6. Insufficient privacy protection
Privacy protection is not just good corporate behavior; it’s also a major compliance risk. Legislation such as the GDPR defines expected privacy protections for all tech-involved companies, including IoT device manufacturers. For IoT devices, privacy protection can be a security vulnerability due to insecure local data storage or even the unauthorized collection and storage of personal data.
7. Insecure data transfer and storage
Staying with data issues, the next entry on the OWASP list of IoT device security vulnerabilities, focuses on poor data encryption and lack of authentication mechanisms. Data can be exposed at various phases: at rest, in transmission, or during processing. This gives hackers multiple opportunities to steal and understand data. IoT vulnerabilities such as weak encryption, along with poor or absent access controls, makes a device’s data a soft target.
8. Lack of device management
Tracking devices once they have been deployed is vital to ensure a secure environment. Without adequate asset management, it becomes impossible to monitor and defend IoT networks effectively through processes such as update management, secure decommissioning, and certificate revocation for compromised devices in a public key infrastructure. Without a complete picture of what is happening with all the IoT devices on a network, it becomes impossible to manage defenses and threat responses, making all devices more vulnerable.
9. Insecure default settings
Default settings should always be applied with the safety of the final user and the device’s long-term security in mind.
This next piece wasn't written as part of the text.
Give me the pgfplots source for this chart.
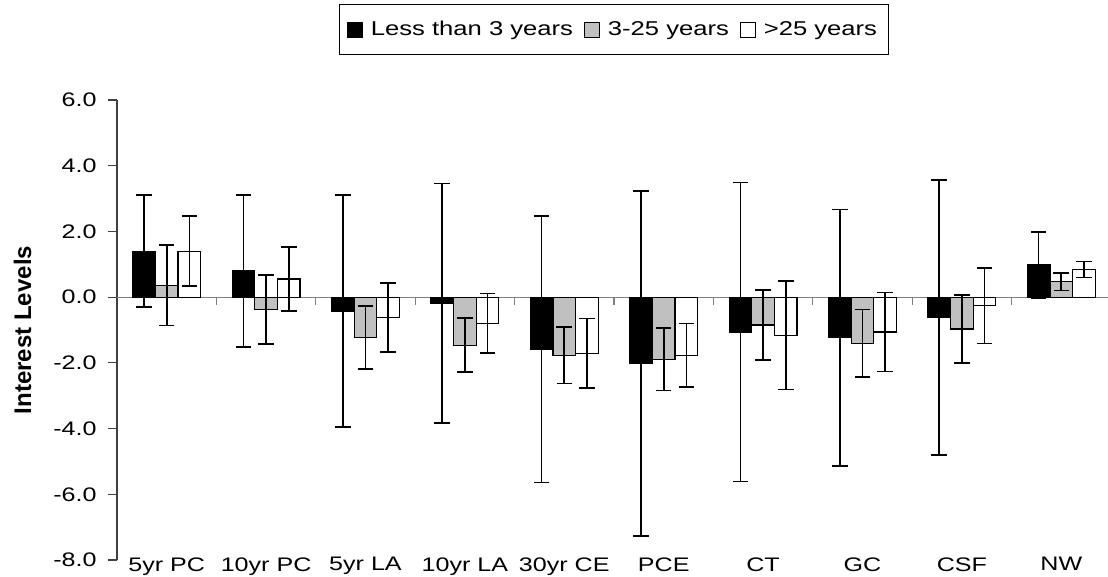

Often, however, the default settings represent a “bare-minimum” approach or may even introduce IoT security vulnerabilities, for example hardcoded passwords or exposed services running with root permissions. OWASP recommends that manufacturers should give device admins the ability to remediate these as well as set and enforce permissions to restrict users from modifying configurations without proper approval.
10. Lack of physical hardening
While it is last on the list of OWASP’s IoT top ten, it’s important not to neglect physical hardening of the device against attacks that extract sensitive information which could be used in a remote attack or to gain control of the device. Some measures that can be taken to physically harden a device include disabling or isolating debug ports, using secure boot to validate firmware, and not storing sensitive information on a removable memory card.
Building a more secure IoT device
To summarize OWASP’s guidance, mitigating IoT device security vulnerabilities is essential for manufacturers and distributors. The security, reliability, and efficiency of an entire IoT ecosystem is compromised if IoT devices and the data they gather and transmit cannot be trusted. OWASP’s IoT Top 10 list of IoT vulnerabilities is an important starting point.